-------- Information supplied --------
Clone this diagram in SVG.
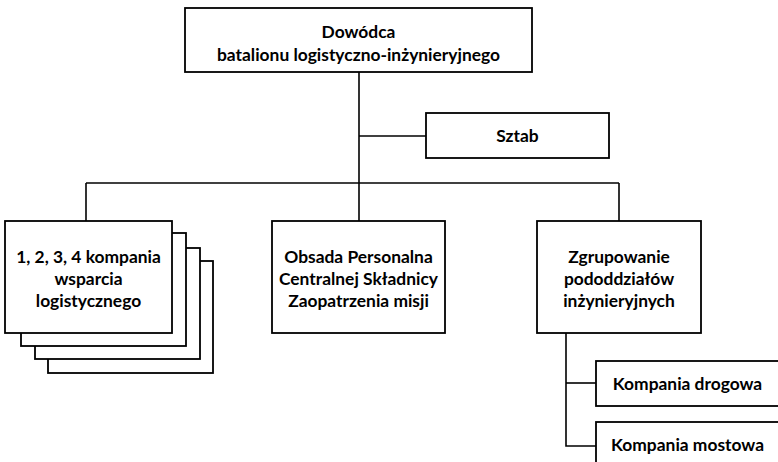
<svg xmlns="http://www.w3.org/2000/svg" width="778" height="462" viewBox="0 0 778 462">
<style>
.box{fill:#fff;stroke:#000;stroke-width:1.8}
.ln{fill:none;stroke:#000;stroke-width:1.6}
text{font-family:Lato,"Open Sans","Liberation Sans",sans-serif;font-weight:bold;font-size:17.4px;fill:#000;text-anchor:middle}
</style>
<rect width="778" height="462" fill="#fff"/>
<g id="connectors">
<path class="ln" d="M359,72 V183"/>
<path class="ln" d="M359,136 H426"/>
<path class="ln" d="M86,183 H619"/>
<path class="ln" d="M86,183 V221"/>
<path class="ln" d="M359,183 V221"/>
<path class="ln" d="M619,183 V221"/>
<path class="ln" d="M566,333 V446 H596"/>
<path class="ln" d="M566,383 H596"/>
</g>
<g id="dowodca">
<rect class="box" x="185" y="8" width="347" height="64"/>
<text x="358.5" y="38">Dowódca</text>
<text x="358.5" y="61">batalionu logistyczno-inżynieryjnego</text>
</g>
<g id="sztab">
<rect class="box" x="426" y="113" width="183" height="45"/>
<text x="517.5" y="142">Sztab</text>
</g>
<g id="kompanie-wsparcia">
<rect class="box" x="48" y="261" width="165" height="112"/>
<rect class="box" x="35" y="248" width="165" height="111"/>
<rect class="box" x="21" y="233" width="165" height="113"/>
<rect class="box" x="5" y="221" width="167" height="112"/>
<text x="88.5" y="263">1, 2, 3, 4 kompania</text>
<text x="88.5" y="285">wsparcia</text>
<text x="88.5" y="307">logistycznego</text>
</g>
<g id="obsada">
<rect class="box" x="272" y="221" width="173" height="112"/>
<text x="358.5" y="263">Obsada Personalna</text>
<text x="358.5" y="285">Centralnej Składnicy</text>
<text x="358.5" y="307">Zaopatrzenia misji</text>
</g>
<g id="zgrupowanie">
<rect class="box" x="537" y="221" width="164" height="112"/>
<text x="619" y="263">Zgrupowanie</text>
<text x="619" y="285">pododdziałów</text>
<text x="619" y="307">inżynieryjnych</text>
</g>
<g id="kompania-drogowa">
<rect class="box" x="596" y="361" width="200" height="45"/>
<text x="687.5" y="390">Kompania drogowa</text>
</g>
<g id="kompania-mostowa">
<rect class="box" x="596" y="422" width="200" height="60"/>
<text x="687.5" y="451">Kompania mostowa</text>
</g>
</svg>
--------
**Do this**. Copy each line exactly, and leave the pictures out of your copy.

**Solution to the exercise**.
Clone this diagram in SVG.
<svg xmlns="http://www.w3.org/2000/svg" width="778" height="462" viewBox="0 0 778 462">
<style>
.box{fill:#fff;stroke:#000;stroke-width:1.8}
.ln{fill:none;stroke:#000;stroke-width:1.6}
text{font-family:Lato,"Open Sans","Liberation Sans",sans-serif;font-weight:bold;font-size:17.4px;fill:#000;text-anchor:middle}
</style>
<rect width="778" height="462" fill="#fff"/>
<g id="connectors">
<path class="ln" d="M359,72 V183"/>
<path class="ln" d="M359,136 H426"/>
<path class="ln" d="M86,183 H619"/>
<path class="ln" d="M86,183 V221"/>
<path class="ln" d="M359,183 V221"/>
<path class="ln" d="M619,183 V221"/>
<path class="ln" d="M566,333 V446 H596"/>
<path class="ln" d="M566,383 H596"/>
</g>
<g id="dowodca">
<rect class="box" x="185" y="8" width="347" height="64"/>
<text x="358.5" y="38">Dowódca</text>
<text x="358.5" y="61">batalionu logistyczno-inżynieryjnego</text>
</g>
<g id="sztab">
<rect class="box" x="426" y="113" width="183" height="45"/>
<text x="517.5" y="142">Sztab</text>
</g>
<g id="kompanie-wsparcia">
<rect class="box" x="48" y="261" width="165" height="112"/>
<rect class="box" x="35" y="248" width="165" height="111"/>
<rect class="box" x="21" y="233" width="165" height="113"/>
<rect class="box" x="5" y="221" width="167" height="112"/>
<text x="88.5" y="263">1, 2, 3, 4 kompania</text>
<text x="88.5" y="285">wsparcia</text>
<text x="88.5" y="307">logistycznego</text>
</g>
<g id="obsada">
<rect class="box" x="272" y="221" width="173" height="112"/>
<text x="358.5" y="263">Obsada Personalna</text>
<text x="358.5" y="285">Centralnej Składnicy</text>
<text x="358.5" y="307">Zaopatrzenia misji</text>
</g>
<g id="zgrupowanie">
<rect class="box" x="537" y="221" width="164" height="112"/>
<text x="619" y="263">Zgrupowanie</text>
<text x="619" y="285">pododdziałów</text>
<text x="619" y="307">inżynieryjnych</text>
</g>
<g id="kompania-drogowa">
<rect class="box" x="596" y="361" width="200" height="45"/>
<text x="687.5" y="390">Kompania drogowa</text>
</g>
<g id="kompania-mostowa">
<rect class="box" x="596" y="422" width="200" height="60"/>
<text x="687.5" y="451">Kompania mostowa</text>
</g>
</svg>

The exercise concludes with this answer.